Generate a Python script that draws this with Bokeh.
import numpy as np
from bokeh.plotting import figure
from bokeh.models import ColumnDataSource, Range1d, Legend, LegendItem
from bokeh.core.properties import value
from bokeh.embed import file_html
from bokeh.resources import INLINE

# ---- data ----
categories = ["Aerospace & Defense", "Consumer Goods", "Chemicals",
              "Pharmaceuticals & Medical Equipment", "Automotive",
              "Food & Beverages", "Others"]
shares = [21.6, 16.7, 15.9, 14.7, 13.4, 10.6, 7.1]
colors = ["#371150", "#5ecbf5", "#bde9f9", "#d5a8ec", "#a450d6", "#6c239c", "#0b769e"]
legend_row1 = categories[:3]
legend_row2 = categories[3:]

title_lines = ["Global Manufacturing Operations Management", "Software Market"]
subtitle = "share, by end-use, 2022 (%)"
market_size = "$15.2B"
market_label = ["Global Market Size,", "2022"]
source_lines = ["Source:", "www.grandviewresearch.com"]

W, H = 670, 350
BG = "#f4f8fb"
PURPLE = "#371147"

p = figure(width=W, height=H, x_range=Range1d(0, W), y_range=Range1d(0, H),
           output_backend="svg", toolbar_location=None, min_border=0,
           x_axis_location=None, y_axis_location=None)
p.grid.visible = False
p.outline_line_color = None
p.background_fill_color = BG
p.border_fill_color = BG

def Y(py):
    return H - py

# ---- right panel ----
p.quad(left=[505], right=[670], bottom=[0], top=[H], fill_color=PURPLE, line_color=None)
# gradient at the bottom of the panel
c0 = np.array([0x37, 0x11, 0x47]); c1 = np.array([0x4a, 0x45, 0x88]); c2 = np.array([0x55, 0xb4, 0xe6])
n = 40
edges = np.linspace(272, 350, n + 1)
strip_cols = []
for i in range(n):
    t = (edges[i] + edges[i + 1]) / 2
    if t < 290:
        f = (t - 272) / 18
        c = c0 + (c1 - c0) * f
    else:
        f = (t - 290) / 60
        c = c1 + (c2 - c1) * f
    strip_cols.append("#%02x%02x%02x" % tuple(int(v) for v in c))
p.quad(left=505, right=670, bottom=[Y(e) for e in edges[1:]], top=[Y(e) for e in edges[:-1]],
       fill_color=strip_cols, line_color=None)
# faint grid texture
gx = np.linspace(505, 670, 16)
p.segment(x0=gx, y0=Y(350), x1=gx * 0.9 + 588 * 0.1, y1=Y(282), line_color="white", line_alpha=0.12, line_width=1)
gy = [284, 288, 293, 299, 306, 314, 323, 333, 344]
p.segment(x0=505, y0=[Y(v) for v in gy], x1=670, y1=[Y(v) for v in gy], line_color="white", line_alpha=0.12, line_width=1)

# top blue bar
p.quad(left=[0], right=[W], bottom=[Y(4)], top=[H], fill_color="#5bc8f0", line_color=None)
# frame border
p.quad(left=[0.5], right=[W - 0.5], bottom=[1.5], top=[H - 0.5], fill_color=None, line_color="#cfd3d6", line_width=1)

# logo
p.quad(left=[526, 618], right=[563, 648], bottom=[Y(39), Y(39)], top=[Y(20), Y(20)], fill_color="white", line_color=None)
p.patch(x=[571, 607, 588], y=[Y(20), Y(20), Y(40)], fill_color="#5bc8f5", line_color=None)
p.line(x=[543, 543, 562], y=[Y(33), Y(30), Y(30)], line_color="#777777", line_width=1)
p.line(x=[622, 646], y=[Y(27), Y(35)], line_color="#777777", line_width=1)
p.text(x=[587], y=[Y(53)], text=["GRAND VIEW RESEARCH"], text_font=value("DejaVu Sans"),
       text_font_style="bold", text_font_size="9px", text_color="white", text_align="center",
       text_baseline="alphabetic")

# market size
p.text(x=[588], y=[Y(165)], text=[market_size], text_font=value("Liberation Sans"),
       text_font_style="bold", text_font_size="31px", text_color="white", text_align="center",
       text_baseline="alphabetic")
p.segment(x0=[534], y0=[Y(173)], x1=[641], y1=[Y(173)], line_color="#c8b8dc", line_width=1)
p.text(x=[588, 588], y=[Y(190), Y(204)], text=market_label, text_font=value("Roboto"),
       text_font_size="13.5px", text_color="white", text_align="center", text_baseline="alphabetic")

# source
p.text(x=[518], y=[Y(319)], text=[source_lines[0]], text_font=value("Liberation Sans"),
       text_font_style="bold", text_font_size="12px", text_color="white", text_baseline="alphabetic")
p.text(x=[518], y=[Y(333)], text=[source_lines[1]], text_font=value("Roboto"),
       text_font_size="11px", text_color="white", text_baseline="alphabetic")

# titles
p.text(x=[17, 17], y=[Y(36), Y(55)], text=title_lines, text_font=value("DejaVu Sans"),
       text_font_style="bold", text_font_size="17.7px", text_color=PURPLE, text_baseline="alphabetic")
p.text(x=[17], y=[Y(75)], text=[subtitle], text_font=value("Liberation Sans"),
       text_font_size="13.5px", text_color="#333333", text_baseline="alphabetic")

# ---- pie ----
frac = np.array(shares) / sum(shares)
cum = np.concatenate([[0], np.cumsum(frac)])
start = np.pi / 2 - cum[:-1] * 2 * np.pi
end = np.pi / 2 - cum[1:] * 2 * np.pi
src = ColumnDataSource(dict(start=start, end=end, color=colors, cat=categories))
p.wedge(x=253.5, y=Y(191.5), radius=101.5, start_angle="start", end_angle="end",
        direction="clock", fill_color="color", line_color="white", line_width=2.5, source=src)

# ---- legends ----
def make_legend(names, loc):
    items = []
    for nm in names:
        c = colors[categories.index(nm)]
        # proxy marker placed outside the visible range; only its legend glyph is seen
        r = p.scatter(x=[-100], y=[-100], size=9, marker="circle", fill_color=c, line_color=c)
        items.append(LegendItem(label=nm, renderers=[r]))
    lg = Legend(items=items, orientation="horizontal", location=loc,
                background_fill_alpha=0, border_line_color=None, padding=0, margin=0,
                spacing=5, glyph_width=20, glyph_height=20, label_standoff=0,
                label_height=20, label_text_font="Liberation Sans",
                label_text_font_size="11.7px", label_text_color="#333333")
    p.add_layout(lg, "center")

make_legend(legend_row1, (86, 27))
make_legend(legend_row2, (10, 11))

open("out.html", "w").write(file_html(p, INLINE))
######
Only the lines from the beginning of the material above through the line with "legend_row2 = categories[3:]" are wanted; extract them exactly.

## Response below
Generate a Python script that draws this with Bokeh.
import numpy as np
from bokeh.plotting import figure
from bokeh.models import ColumnDataSource, Range1d, Legend, LegendItem
from bokeh.core.properties import value
from bokeh.embed import file_html
from bokeh.resources import INLINE

# ---- data ----
categories = ["Aerospace & Defense", "Consumer Goods", "Chemicals",
              "Pharmaceuticals & Medical Equipment", "Automotive",
              "Food & Beverages", "Others"]
shares = [21.6, 16.7, 15.9, 14.7, 13.4, 10.6, 7.1]
colors = ["#371150", "#5ecbf5", "#bde9f9", "#d5a8ec", "#a450d6", "#6c239c", "#0b769e"]
legend_row1 = categories[:3]
legend_row2 = categories[3:]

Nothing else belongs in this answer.